At the same time, Republicans are partly responsible for many of the problems with the state’s election system, particularly their enactment of massive changes in the state’s election laws in 2006, many of them confusing and otherwise problematic. In addition, they’re no doubt motivated by the hope of capturing the Secretary of State’s office in 2010, which brings with it not only control of the state’s election system but — probably even more significant, from the parties’ perspective — what could well be the pivotal vote on Ohio’s reapportionment board, which will redraw state legislative districts after the next census. This partly explains the heated rhetoric flying between Brunner and the GOP.

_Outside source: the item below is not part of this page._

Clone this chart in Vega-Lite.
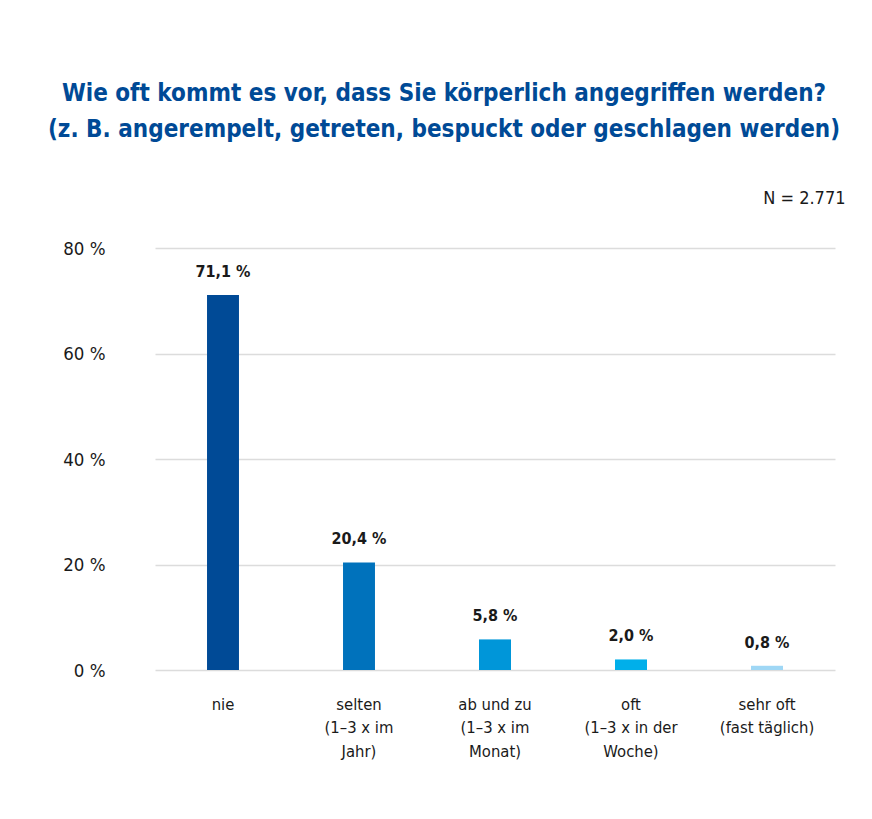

From Katherine Harris to Kevin Shelley to Ken Blackwell to Jennifer Brunner, it’s become abundantly clear that partisanship in the administration of elections is a recurring subject of controversy that won’t go away by itself. It’s important to look beyond personalities, and recognize that there’s an institutional problem with having a state’s chief election official chosen through partisan elections — as a sizeable majority of states still do. It’s not just that the umpire has a stake in the game; he or she is actually a player in that game — however much election officials may talk about not “wear[ing] a jersey of one of the teams.” This is a structural problem that demands structural reform. One good model is Wisconsin’s Government Accountability Board, discussed here.

Of course, we won’t see such institutional reform between now and November 4, 2008. Nor are we likely to see major changes in the voting equipment that’s used. What we can do is focus on procedures that will ensure voting system integrity, consistent implementation of voter ID and provisional voting rules, and poll worker recruitment and training. And for those of you wondering what you can do, volunteering as a poll worker or in election protection efforts (like this one) is a great place to start.

So come see us in Ohio this fall. It’s sure to be a lively election season. Again.